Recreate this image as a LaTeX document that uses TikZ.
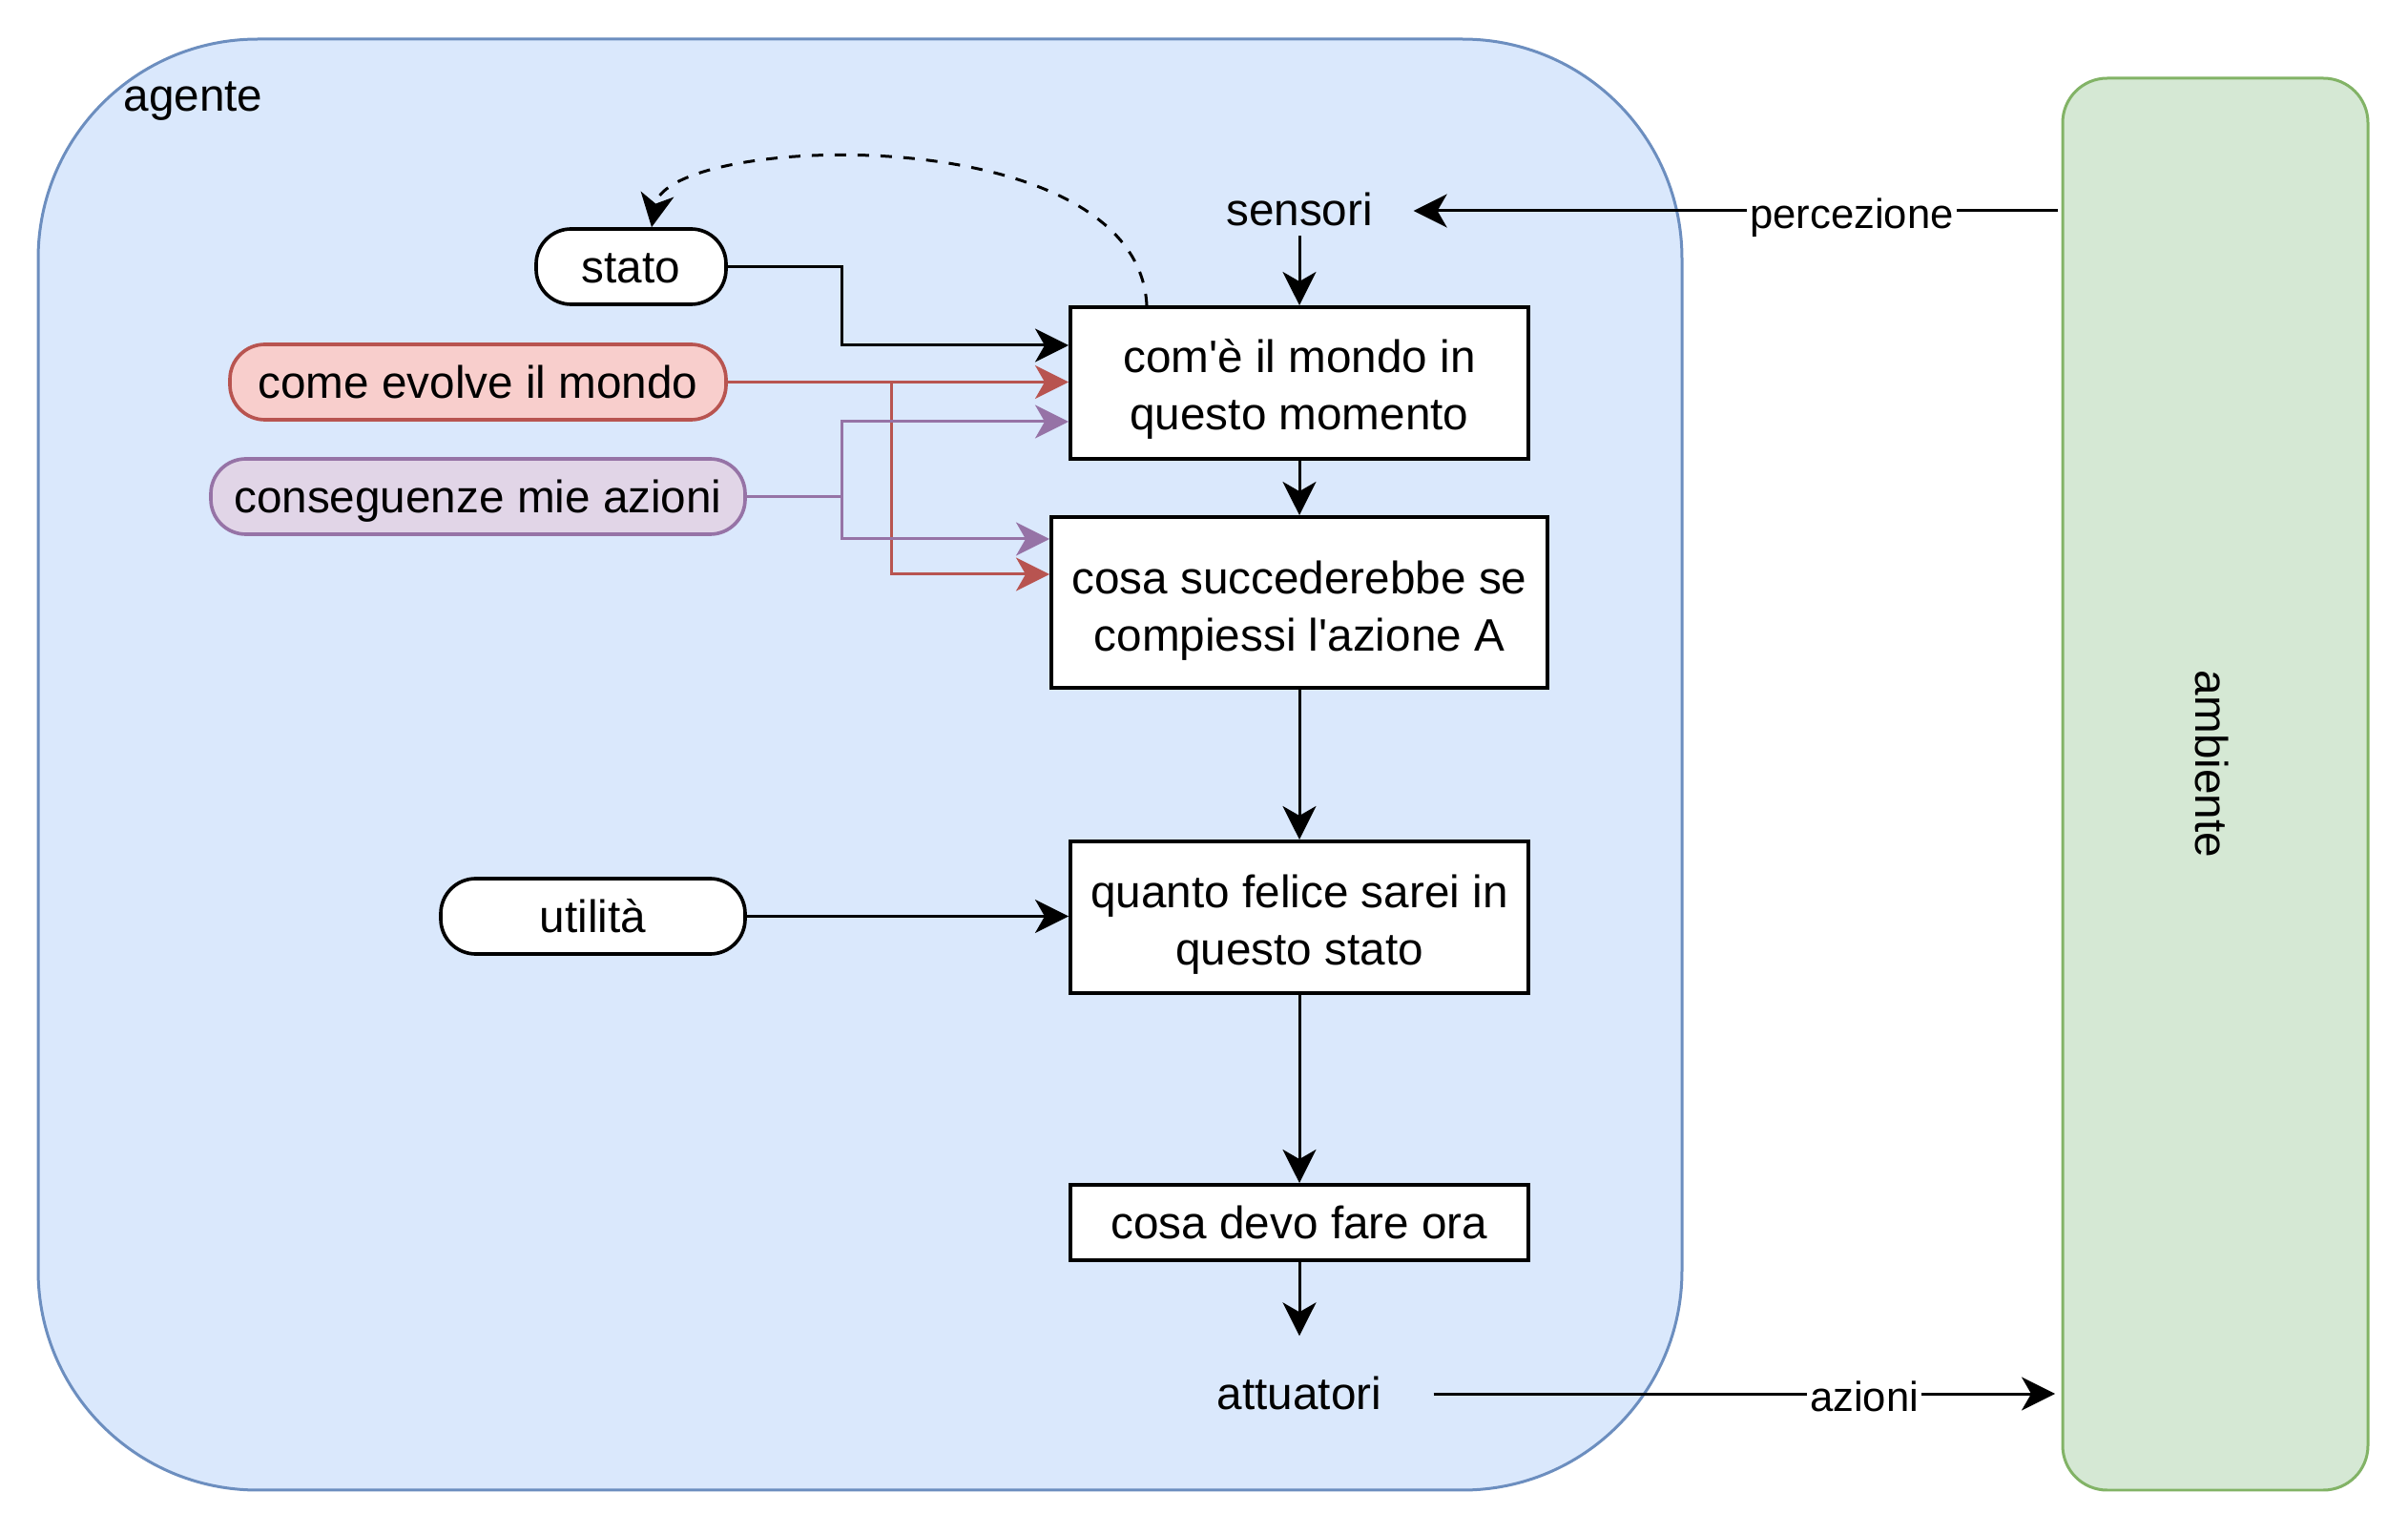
\documentclass[tikz,border=0pt]{standalone}
\usepackage{fontspec}
\setmainfont{Liberation Sans}
\usetikzlibrary{arrows.meta}
\definecolor{agfill}{HTML}{DAE8FC}
\definecolor{agdraw}{HTML}{6C8EBF}
\definecolor{amfill}{HTML}{D5E8D4}
\definecolor{amdraw}{HTML}{82B366}
\definecolor{rfill}{HTML}{F8CECC}
\definecolor{rdraw}{HTML}{B85450}
\definecolor{pfill}{HTML}{E1D5E7}
\definecolor{pdraw}{HTML}{9673A6}
\newcommand\dstrut{\rule[-0.212em]{0pt}{1.117em}}
\newcommand\tstrut[1]{\rule[-0.212em]{0pt}{\dimexpr1.117em+#1\relax}}
\newcommand\apos{\XeTeXglyph\XeTeXcharglyph"27\relax}
\begin{document}
\begin{tikzpicture}[x=0.3pt,y=-0.3pt,
  txt/.style={font=\fontsize{14.3pt}{17.9pt}\selectfont, inner sep=0pt, align=center,
    execute at begin node=\dstrut, execute at end node=\dstrut},
  stepbox/.style={txt, draw=black, fill=white, line width=1.2pt},
  pill/.style={txt, draw=black, fill=white, line width=1.1pt, rounded corners=11pt, minimum height=23.7pt},
  arr/.style={line width=0.9pt, -{Stealth[length=10.5pt,width=10.5pt,inset=3pt]}},
  lbl/.style={font=\fontsize{13.1pt}{15pt}\selectfont, fill=white, inner sep=1pt, yshift=-0.9pt, execute at begin node=\dstrut}
]
\useasboundingbox (0,0) rectangle (2524,1608);

% containers
\node[draw=agdraw, fill=agfill, line width=0.9pt, rounded corners=69pt,
      minimum width=516.9pt, minimum height=456.3pt, inner sep=0pt] (agent) at (901.5,801.5) {};
\node[draw=amdraw, fill=amfill, line width=0.9pt, rounded corners=14pt,
      minimum width=96pt, minimum height=444pt, inner sep=0pt] (amb) at (2322,822) {};
\node[txt, rotate=-90] (ambtext) at (2318,801) {ambiente};
\node[txt, anchor=west] (agtext) at (129,99.5) {agente};

% step boxes
\node[stepbox, minimum width=144pt, minimum height=47.7pt] (box1) at (1362,401.5) {\tstrut{1.3pt}com\apos è il mondo in\\questo momento};
\node[stepbox, minimum width=156pt, minimum height=53.7pt] (box2) at (1362,631.5) {\tstrut{2.7pt}cosa succederebbe se\\compiessi l\apos azione A};
\node[stepbox, minimum width=144pt, minimum height=47.7pt] (box3) at (1362,961.5) {\tstrut{2pt}quanto felice sarei in\\questo stato};
\node[stepbox, minimum width=144pt, minimum height=23.7pt] (box4) at (1362,1281.5) {cosa devo fare ora};

% pills
\node[pill, minimum width=59.7pt] (stato) at (661.5,279.5) {stato};
\node[pill, draw=rdraw, fill=rfill, minimum width=156pt] (evolve) at (501,400.5) {come evolve il mondo};
\node[pill, draw=pdraw, fill=pfill, minimum width=168pt] (conseg) at (501,520.5) {conseguenze mie azioni};
\node[pill, minimum width=95.7pt] (utilita) at (621.5,960.5) {utilità};

% free texts
\node[txt, minimum width=71.4pt, minimum height=13.8pt] (sensori) at (1362,220) {sensori};
\node[txt, minimum width=84pt, minimum height=36pt] (attuatori) at (1362,1461) {attuatori};
\coordinate (pin) at (2157,221);
\coordinate (pout) at (2154,1461);

% connectors
\draw[arr] (pin) -- (pin -| sensori.east) node[lbl, pos=0.32] {percezione};
\draw[arr] (sensori.south) -- (box1.north);
\draw[arr] (box1.south) -- (box2.north);
\draw[arr] (box2.south) -- (box3.north);
\draw[arr] (box3.south) -- (box4.north);
\draw[arr] (box4.south) -- (attuatori.north);
\draw[arr] (attuatori.east) -- (pout) node[lbl, pos=0.693] {azioni};
\draw[arr] (utilita.east) -- (utilita.east -| box3.west);
\draw[arr] (stato.east) -| (882,362) -- (box1.west |- 0,362);
\draw[arr, dash pattern=on 3.6pt off 3.6pt] (box1.north -| 1202,0) .. controls (1192,122) and (700,140) .. (stato.north -| 683,0);

\draw[arr, rdraw] (evolve.east) -- (evolve.east -| box1.west);
\draw[arr, rdraw] (evolve.east) -| (934,602) -- (box2.west |- 0,602);
\draw[arr, pdraw] (conseg.east) -| (882,442) -- (box1.west |- 0,442);
\draw[arr, pdraw] (conseg.east) -| (882,565) -- (box2.west |- 0,565);
\end{tikzpicture}
\end{document}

- _INSTRUCTIONS FOR THE TASK_:
Return the material line for line, from its beginning to the line that contains "anchor=west] (agtext) at", with the pictures left out.

- _SOLUTION FOR THIS PROBLEM_:
Recreate this image as a LaTeX document that uses TikZ.
\documentclass[tikz,border=0pt]{standalone}
\usepackage{fontspec}
\setmainfont{Liberation Sans}
\usetikzlibrary{arrows.meta}
\definecolor{agfill}{HTML}{DAE8FC}
\definecolor{agdraw}{HTML}{6C8EBF}
\definecolor{amfill}{HTML}{D5E8D4}
\definecolor{amdraw}{HTML}{82B366}
\definecolor{rfill}{HTML}{F8CECC}
\definecolor{rdraw}{HTML}{B85450}
\definecolor{pfill}{HTML}{E1D5E7}
\definecolor{pdraw}{HTML}{9673A6}
\newcommand\dstrut{\rule[-0.212em]{0pt}{1.117em}}
\newcommand\tstrut[1]{\rule[-0.212em]{0pt}{\dimexpr1.117em+#1\relax}}
\newcommand\apos{\XeTeXglyph\XeTeXcharglyph"27\relax}
\begin{document}
\begin{tikzpicture}[x=0.3pt,y=-0.3pt,
  txt/.style={font=\fontsize{14.3pt}{17.9pt}\selectfont, inner sep=0pt, align=center,
    execute at begin node=\dstrut, execute at end node=\dstrut},
  stepbox/.style={txt, draw=black, fill=white, line width=1.2pt},
  pill/.style={txt, draw=black, fill=white, line width=1.1pt, rounded corners=11pt, minimum height=23.7pt},
  arr/.style={line width=0.9pt, -{Stealth[length=10.5pt,width=10.5pt,inset=3pt]}},
  lbl/.style={font=\fontsize{13.1pt}{15pt}\selectfont, fill=white, inner sep=1pt, yshift=-0.9pt, execute at begin node=\dstrut}
]
\useasboundingbox (0,0) rectangle (2524,1608);

% containers
\node[draw=agdraw, fill=agfill, line width=0.9pt, rounded corners=69pt,
      minimum width=516.9pt, minimum height=456.3pt, inner sep=0pt] (agent) at (901.5,801.5) {};
\node[draw=amdraw, fill=amfill, line width=0.9pt, rounded corners=14pt,
      minimum width=96pt, minimum height=444pt, inner sep=0pt] (amb) at (2322,822) {};
\node[txt, rotate=-90] (ambtext) at (2318,801) {ambiente};
\node[txt, anchor=west] (agtext) at (129,99.5) {agente};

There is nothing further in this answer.